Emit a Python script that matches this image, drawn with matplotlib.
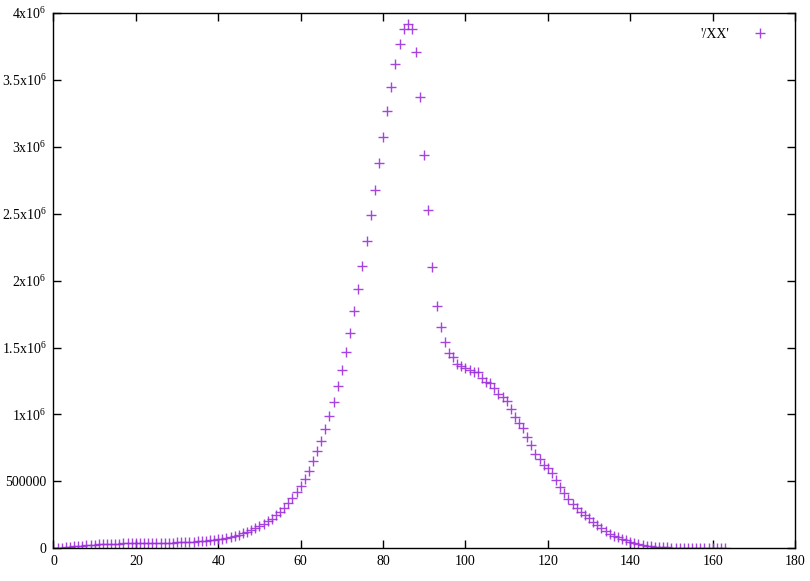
import matplotlib
matplotlib.use("Agg")
import matplotlib.pyplot as plt
from matplotlib.ticker import FixedLocator

plt.rcParams['font.family'] = ['Liberation Serif', 'DejaVu Serif']
plt.rcParams['mathtext.fontset'] = 'custom'
plt.rcParams['mathtext.rm'] = 'Liberation Serif'
plt.rcParams['mathtext.it'] = 'Liberation Serif'

# values in millions, x = 0 .. 163
y_low = [0.0, 0.002, 0.005, 0.008, 0.011, 0.014, 0.017, 0.020, 0.023, 0.025,
         0.027, 0.029, 0.031, 0.032, 0.033, 0.034, 0.035, 0.036, 0.037, 0.037,
         0.038, 0.038, 0.039, 0.039, 0.040, 0.040, 0.041, 0.042, 0.042, 0.043,
         0.044, 0.045, 0.046, 0.047, 0.049, 0.051, 0.053, 0.056, 0.059, 0.063,
         0.067]
y_rise = [0.072, 0.077, 0.084, 0.092, 0.102, 0.112, 0.124, 0.137, 0.154, 0.169,
          0.184, 0.202, 0.221, 0.247, 0.271, 0.304, 0.336, 0.376, 0.419, 0.464,
          0.518, 0.58, 0.65, 0.725, 0.80, 0.89, 0.99, 1.09, 1.21, 1.335,
          1.47, 1.61, 1.77, 1.94, 2.11, 2.30, 2.487, 2.68, 2.88, 3.076,
          3.27, 3.45, 3.616, 3.765, 3.88, 3.92]
y_fall = [3.88, 3.71, 3.37, 2.94, 2.53, 2.10, 1.81, 1.65, 1.54, 1.46,
          1.43, 1.38, 1.36, 1.345, 1.33, 1.32, 1.32, 1.27, 1.243, 1.234,
          1.20, 1.15, 1.13, 1.10, 1.04, 0.98, 0.935, 0.897, 0.834, 0.772,
          0.705, 0.665, 0.62, 0.598, 0.56, 0.51, 0.456, 0.41, 0.37, 0.331,
          0.304, 0.274, 0.249, 0.224, 0.199, 0.177, 0.15, 0.129, 0.107, 0.092,
          0.082, 0.072, 0.06, 0.049, 0.037, 0.032, 0.025, 0.02, 0.015, 0.012,
          0.01, 0.008, 0.006, 0.005, 0.004, 0.003, 0.002, 0.002, 0.001, 0.001,
          0.001, 0.0005, 0.0005, 0.0003, 0.0002, 0.0001, 0.0]
y_values = [v * 1e6 for v in (y_low + y_rise + y_fall)]
x_values = list(range(len(y_values)))

x_ticks = [0, 20, 40, 60, 80, 100, 120, 140, 160, 180]
y_ticks = [0, 500000, 1e6, 1.5e6, 2e6, 2.5e6, 3e6, 3.5e6, 4e6]
y_tick_labels = ['0', '500000', r'1x10$^{6}$', r'1.5x10$^{6}$', r'2x10$^{6}$',
                 r'2.5x10$^{6}$', r'3x10$^{6}$', r'3.5x10$^{6}$', r'4x10$^{6}$']
series_label = "'/XX'"

fig = plt.figure(figsize=(8.1, 5.81), dpi=100)
ax = fig.add_axes([0.066, 0.0563, 0.9155, 0.9213])
ax.plot(x_values, y_values, linestyle='none', marker='+', color='#9d2fdc',
        markersize=6.5, markeredgewidth=1.0, label=series_label, alpha=0.9)

ax.set_xlim(0, 180)
ax.set_ylim(0, 4e6)
ax.xaxis.set_major_locator(FixedLocator(x_ticks))
ax.yaxis.set_major_locator(FixedLocator(y_ticks))
ax.set_yticklabels(y_tick_labels)
ax.tick_params(direction='in', top=True, right=True, length=6, width=1,
               labelsize=10, pad=5)
for s in ax.spines.values():
    s.set_linewidth(1.0)

leg = ax.legend(loc='upper right', frameon=False, markerfirst=False,
                fontsize=10, handlelength=2.8, borderaxespad=0.7)

fig.savefig('out.png', dpi=100)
####################
> [Given exercise] In the data above, please extract the lines from the first one through the line with "plt.rcParams['mathtext.it'] = 'Liberation", exactly, and keep pictures out.

> [Solved exercise]
Emit a Python script that matches this image, drawn with matplotlib.
import matplotlib
matplotlib.use("Agg")
import matplotlib.pyplot as plt
from matplotlib.ticker import FixedLocator

plt.rcParams['font.family'] = ['Liberation Serif', 'DejaVu Serif']
plt.rcParams['mathtext.fontset'] = 'custom'
plt.rcParams['mathtext.rm'] = 'Liberation Serif'
plt.rcParams['mathtext.it'] = 'Liberation Serif'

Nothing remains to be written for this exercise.